注意点1:別居でも「生計を一にしている」と認められる
扶養控除を受けるためには、「生計を一にしている」という要件を満たさなくてはなりません。この場合の「生計を一にしている」とは、必ずしも同居を前提としておらず、別居していても「生計を一にしている」と認められるケースがあります。
例えば、住まいは別であっても生活費や学費を仕送りしている場合は「生計を一にしている」と認められ、扶養控除を受けることができます。
注意点2:「収入」と「所得」は異なる
扶養控除の利用要件の1つに「年間の合計所得金額が48万円以下」と規定されている通り、扶養控除を受ける際には被扶養者の所得も要件となります。このとき、収入と所得を混同しないように気をつけなければなりません。
収入とは、会社からの給与や事業での売上を指します。一方、所得は収入から必要経費を差し引くことで算出できます。このため、所得と収入を比べると収入のほうが大きくなります。扶養控除の利用には、年間の合計「所得」が要件であり、収入は要件でない点に注意しましょう。
注意点3:年少扶養親族は控除の対象外
一般控除対象扶養親族は16歳以上と定義されており、平成24年度より16歳未満の扶養親族に対する所得税上の扶養控除はありません。その代わり、16歳未満の子供は児童手当の対象で、4ヶ月ごとに年齢に応じた所定の金額を受け取ることができます。
児童手当は、子育て世帯の生活の安定と子供の健やかな成長を目的として支給されるものであり、16歳未満の子供がいる家庭は、扶養控除としての税控除はないものの、手当という形で国によって優遇されていると考えることができます。
子供がいて扶養控除を受ける場合はどうすればいい?
扶養控除を受けるためには、年末調整もしくは確定申告が必要です。子供がいて扶養控除を受ける場合の手続きの詳細を以下で解説します。
方法1:年末調整
勤務先での年末調整で提出する「給与所得者の扶養控除等(異動)申告書」に、扶養控除の対象者の名前や生年月日、控除金額を確認します。
さらに、控除対象扶養親族の年齢が16歳以上になっているかどうかや、特定扶養親族の判定が正しく行われているかどうかも併せて確認して提出しましょう。
なお、年末調整が終わった後その年の12月31日までの間に控除対象扶養親族の人数が変わる場合は、年末調整のやり直しが可能です。
年末調整をやり直すときには、その年の源泉徴収票を作成・交付する日までに改めて「給与所得者の扶養控除等(異動)申告書」を提出しましょう。
方法2:確定申告
会社員でも2,000万円を超える収入がある人や、個人事業主など自営業者は確定申告で扶養控除を受けましょう。

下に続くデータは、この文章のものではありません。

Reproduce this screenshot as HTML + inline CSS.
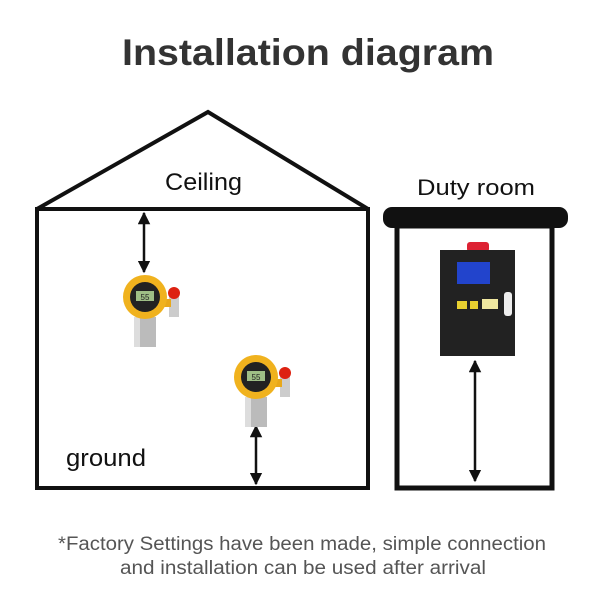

確定申告書の第二表の扶養控除欄に扶養親族の名前、続柄、生年月日、控除額を記入します。
その上で、申告書の第一表にある「所得から差し引かれる金額」の扶養控除欄に、扶養控除額の合計を記入して提出しましょう。
まとめ:子供の年齢によって扶養控除の金額は異なるため詳細を必ず確認しよう
今回は子供がいる場合の扶養控除について解説しました。「子供がいる」=「扶養控除の対象になる」と安易に考えず、扶養親族の対象となる要件や扶養親族の年齢に応じた控除額を正しく確認しなければなりません。
なお、扶養控除を受けるためには年末調整か確定申告が必要です。扶養控除の対象となる子供について正しく申告し、所得税の負担をできるだけ軽くしましょう。